By organizing his book as he has, McGuire implies a basic commonality between the punctual moment in which the woman, finding her book, says “now” and the vast stretch of time extending from 3 billion BCE to 22175 CE. For the way that Here is organized suggests that all these times are equally present within or around the house in Perth Amboy. Time is a vast, potential fund of moments, any of which can be actualized in any order, since we do not have to go through recent times to arrive at ones farther past. All the nows are still here. What links them together is that elementary sense of presence we get by looking at where we are now, which is where we will always be, as long as we are.

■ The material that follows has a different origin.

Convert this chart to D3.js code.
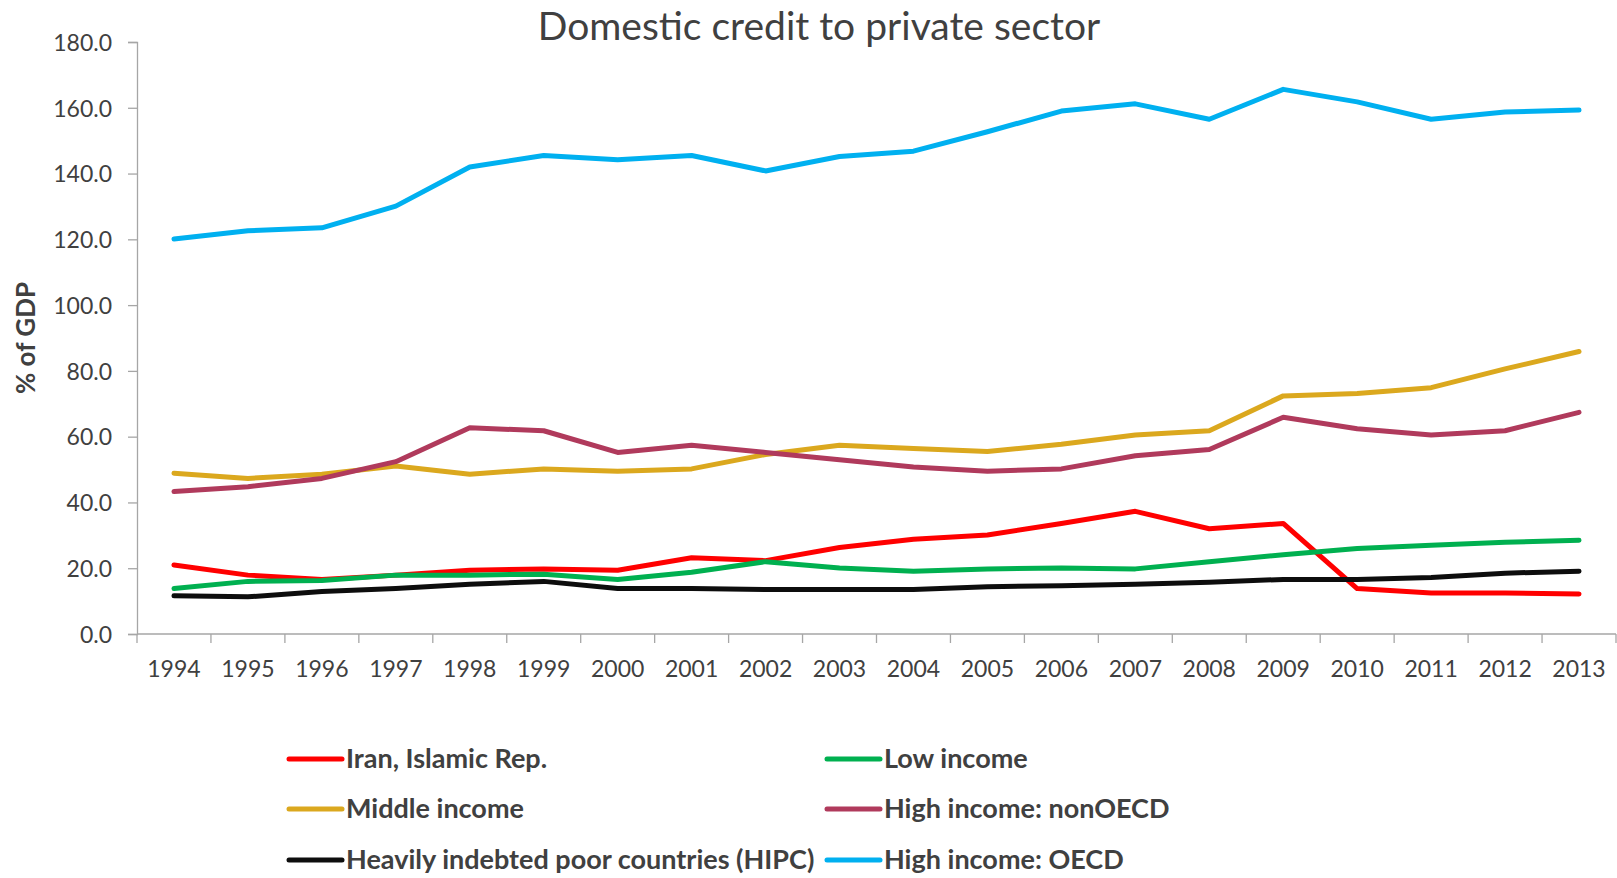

And yet McGuire’s book also raises uncomfortable questions about how long that may be. The point of view on which the pages depend is extended in both directions beyond the time of human habitation, so that technically speaking, there is no one to see the gas clouds in which the planet begins and ends. What sense do the dates make at these extremes? What would the present mean then, before and after there is anyone to experience it? McGuire’s book, like Mitchell’s novel and Nolan’s movies, thus seems to participate in a contemporary vogue for the postapocalyptic that may be quite closely related to a general uneasiness about the category of the present. The timelessness so frequently evoked by books and movies beyond the end of history seems the inverse of the inextensive moment of time in which we are said to live. Or is it the fatally ironic fulfillment of that time, the emptiness of that brief instant extended into infinity as a kind of fairy-tale punishment? For some contemporary writers, filmmakers, and artists, such prefigurations are also refigurations, alternate metaphors for time and the present. Extending the present beyond the end may be a way of suggesting that it is already extensive, as long as we avoid the traditional metaphors that pin it down.